A nova rota feita por cerca de 1000 haitianos que chegaram a Corumbá, no decorrer deste ano, levou os imigrantes a serem a terceira maior população estrangeira a cruzar a fronteira na região, ficando atrás apenas dos países vizinhos Bolívia e Peru. No momento, aproximadamente 150 haitianos estão retidos no município em situação de estadia precária e com poucos recursos para se alimentarem.

O cenário é similar ao que ocorreu no Brasil, entre 2010 e 2014, quando milhares deles chegavam à cidade de Brasileia, no Acre, após um longo trajeto terrestre passando por Equador, Peru e Bolívia. As condições de emergência na qual se encontravam fizeram com que a prefeitura da cidade improvisasse locais de abrigamento e o Governo Federal disponibilizasse transporte para outros Estados do país. Na ocasião, a saída viável para se regularizarem era a solicitação de refúgio.

Abrigo foi improvisado para haitianos em Corumbá (MS).
Crédito: Leandro Barbosa

Acolhida humanitária

A partir de 2015, a estratégia governamental passou a ser o visto de acolhida humanitária. Embora a nova Lei de Migração, que entrou em vigor em novembro de 2017, tenha incorporado tal prática em seus princípios e garantias, dois critérios inacessíveis colocam os haitianos vindos do Chile, em fluxo recente, em um limbo jurídico: o fato de o visto ser emitido exclusivamente pela Embaixada do Brasil em Porto Príncipe ou aos que chegaram no Brasil até 9 de abril de 2018. Sendo assim, a solicitação de refúgio tem sido a única alternativa de registro e acesso a direitos básicos.

Na última quarta (13), o Senado Federal aprovou a Medida Provisória 820 sobre a acolhida de imigrantes que fogem de crises humanitárias, que agora segue para sanção presidencial. A legislação dispõe sobre medidas de assistência emergencial como a situação que está identificada no Mato Grosso do Sul.

“O ato do presidente Temer só ganhará concretude quando ações forem tomadas frente a situações como a dos 150 haitianos que estão retidos em Corumbá. O terremoto que assolou o Haiti em 2010 resultou em uma crise humanitária que se arrasta até os dias de hoje e empecilhos burocráticos têm sido impostos pela Polícia Federal para garantir a acolhida deles. O presidente precisa agir imediatamente para não correr o risco de tornar sua própria Medida Provisória já uma letra morta”, afirma Letícia Carvalho, da Missão Paz, entidade da Igreja Católica que acolhe imigrantes e refugiado no Centro de São Paulo, e que acompanhou a ação da GLO.ACT.

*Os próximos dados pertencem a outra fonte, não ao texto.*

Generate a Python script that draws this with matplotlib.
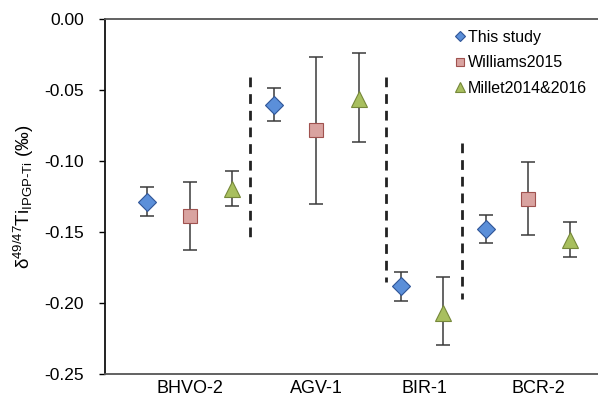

Haitianos e outros migrantes foram atendidos por ação da DPU.
Crédito: Leandro Barbosa

Iniciativa popular

Diante da mínima assistência oferecida pelo município, a ajuda veio da sociedade civil através da Pastoral da Mobilidade Humana, que tem se esforçado para oferecer aos imigrantes ao menos uma refeição por dia. Além disso, a organização tem buscado alternativas de abrigo ao contingente que tem crescido diariamente e àqueles que não possuem mais recursos para pagar as diárias nos hotéis da cidade.

De acordo com Padre Marco Antônio Ribeiro, coordenador da pastoral, que está na região há quatro anos, todo esforço dispensado ainda não foi suficiente para tirar essas pessoas da invisibilidade. “Temos feito tudo o que está ao nosso alcance, mas nossas ações não têm sido suficientes diante da demanda. Precisamos urgentemente que o poder público busque alternativas para o que está acontecendo aqui”.

Daphne e Louis fazem parte do grupo que está sendo atendido pela Pastoral. O casal já está devendo ao lugar que está hospedado R$380. Sem recursos, dependem do que a Pastoral oferece para comer. Apesar de tanta dificuldade, os futuros pais sonham em oferecer ao bebê que está para nascer o mínimo de condições para viver em território brasileiro. “A gente sabe que aqui a vida pode ser muito melhor”, afirmam.